Die Bekämpfung der Schwarzarbeit soll verstärkt werden. Finde ich super, vielleicht bekomme ich dann ja auch endlich mal wieder einen Job, der den Mindestlohn von 8,35 EUR überschreitet, und muss dann nicht mehr dem Staat auf der Tasche liegen. Tja, wie soll man mit diesem Mindestlohn, bei dem man letztlich dann natürlich nur etwa die Hälfte erhält, auch seine Miete selber bezahlen? Die Miete ist ja höher wie das zu verdienende Gehalt…
Ich frage mich jedoch, warum die Bekämpfung der Schwarzarbeit dort aufhören soll, wo es die eigenen Wähler treffen könnte – bei den Putzfrauen etc. wird nicht stärker die Schwarzarbeit bekämpft, da soll es eine Ordnungswiedrigkeit bleiben, die nicht bekämpft wird – in ganz Berlin soll es laut offiziellen Statistiken genau 5 (in Worten: Fünf) Putzfrauen geben. Es stellt sich die Frage, wer dann die ganzen (leerstehenden?) Bürogebäude reinigt…
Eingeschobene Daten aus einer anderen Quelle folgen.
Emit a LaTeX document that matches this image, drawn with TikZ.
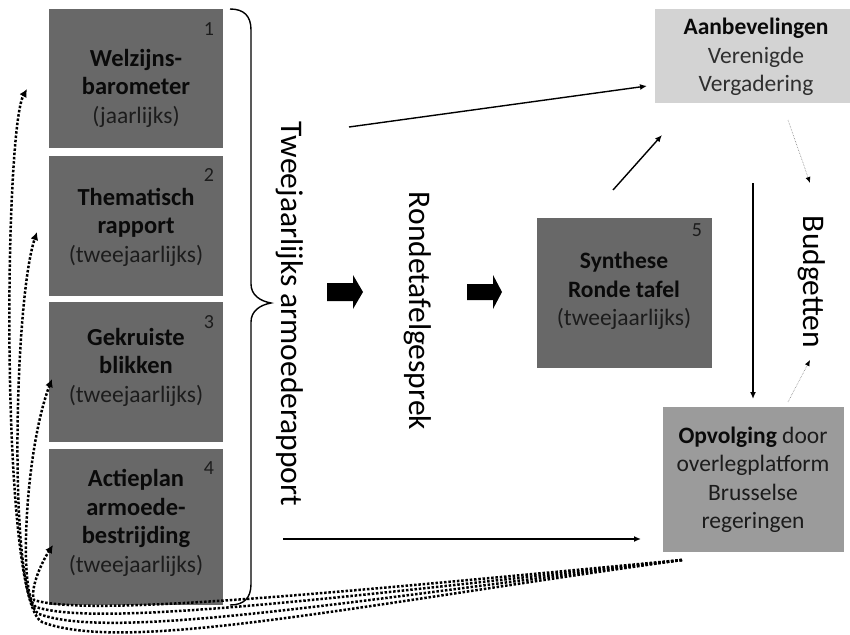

Nun, zurück zu den auf einer Bank sitzenden Menschen, den der „Sicherheitsdienst“ aus dem Bahnhof beseitigt hat – ja, beseitigt ist für deren Vorgehen wohl das passendste Wort…: Es stellte sich mir dabei unweigerlich die Frage, wohin er denn danach gegangen sein mag – sind doch auch grosse Teile der eigentlich öffentlichen Innenstadt mitlerweile privatisiert, so dass man demzufolge grosse Teile der Innenstadt mal eben zur demonstrationsfreien Zone erklären kann – wie es der Präsident des Einzelhandelsverbandes am vergangenen Wochenende forderte – als wenn das nicht bereits der Fall gewesen war.
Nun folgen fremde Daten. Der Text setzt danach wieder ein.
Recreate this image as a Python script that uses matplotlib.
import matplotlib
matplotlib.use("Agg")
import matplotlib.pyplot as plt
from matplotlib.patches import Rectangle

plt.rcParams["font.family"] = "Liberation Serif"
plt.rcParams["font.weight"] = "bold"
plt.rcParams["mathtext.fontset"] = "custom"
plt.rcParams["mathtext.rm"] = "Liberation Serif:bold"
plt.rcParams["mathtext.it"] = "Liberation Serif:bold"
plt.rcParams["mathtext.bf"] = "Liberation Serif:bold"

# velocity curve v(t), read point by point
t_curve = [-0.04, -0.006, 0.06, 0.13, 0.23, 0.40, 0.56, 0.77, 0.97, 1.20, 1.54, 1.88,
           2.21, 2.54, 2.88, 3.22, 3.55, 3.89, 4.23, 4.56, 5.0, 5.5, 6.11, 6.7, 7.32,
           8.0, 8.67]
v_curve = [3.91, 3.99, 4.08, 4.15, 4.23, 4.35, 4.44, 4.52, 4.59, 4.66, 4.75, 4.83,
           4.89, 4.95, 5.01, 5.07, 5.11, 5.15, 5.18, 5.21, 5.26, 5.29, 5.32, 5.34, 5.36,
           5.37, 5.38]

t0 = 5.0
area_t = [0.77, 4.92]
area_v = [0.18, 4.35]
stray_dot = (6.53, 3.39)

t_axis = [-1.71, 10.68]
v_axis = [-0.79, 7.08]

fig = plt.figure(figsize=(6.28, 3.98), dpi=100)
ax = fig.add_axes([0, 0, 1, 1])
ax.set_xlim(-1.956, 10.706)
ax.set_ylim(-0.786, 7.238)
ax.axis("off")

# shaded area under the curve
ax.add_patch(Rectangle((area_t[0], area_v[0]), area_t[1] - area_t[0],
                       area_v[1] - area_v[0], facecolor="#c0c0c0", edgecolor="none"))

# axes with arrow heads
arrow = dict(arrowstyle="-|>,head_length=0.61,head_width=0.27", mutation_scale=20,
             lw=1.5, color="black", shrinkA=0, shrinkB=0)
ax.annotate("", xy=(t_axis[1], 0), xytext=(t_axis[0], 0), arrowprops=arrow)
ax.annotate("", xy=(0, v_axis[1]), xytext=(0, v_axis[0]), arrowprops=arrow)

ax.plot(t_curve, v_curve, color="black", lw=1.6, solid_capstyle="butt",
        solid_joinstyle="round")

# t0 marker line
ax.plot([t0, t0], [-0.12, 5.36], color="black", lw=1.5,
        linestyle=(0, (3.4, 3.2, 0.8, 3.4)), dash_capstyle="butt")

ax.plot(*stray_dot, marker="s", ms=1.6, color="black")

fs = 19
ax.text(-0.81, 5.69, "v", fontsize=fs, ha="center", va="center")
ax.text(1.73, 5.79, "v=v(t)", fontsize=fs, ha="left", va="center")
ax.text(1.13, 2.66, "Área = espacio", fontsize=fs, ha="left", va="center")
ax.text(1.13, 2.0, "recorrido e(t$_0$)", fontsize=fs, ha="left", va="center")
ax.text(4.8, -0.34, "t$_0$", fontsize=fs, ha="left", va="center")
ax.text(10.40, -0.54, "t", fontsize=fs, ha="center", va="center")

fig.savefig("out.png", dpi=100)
Wann gab es denn die letzte senatskritische Demonstration im Innenstadtbereich?! Ich kann mich nicht mehr dran erinnern.

Meine Laune bessert sich jetzt übrigens so langsam wieder. Ich befinde mich nämlich jetzt wieder im weltoffenen Teil von Hamburg. In dem Teil von Hamburg, wo zwar durch die vielen Touristen der Döner 3,20 EUR kostet (in Wandsbek kostete der eigentlich überall lediglich 2,50 EUR), aber wo man dafür noch menschlich mit Menschen umzugehen in der Lage scheint.
Und nachher geh ich auf die Reeperbahn Touristen gucken. Oder vielleicht doch Wandsbeker – das Volk,bei dem man bei Auswärtsspielen zumeist von – ich sprech es jetzt besser nicht aus – spricht.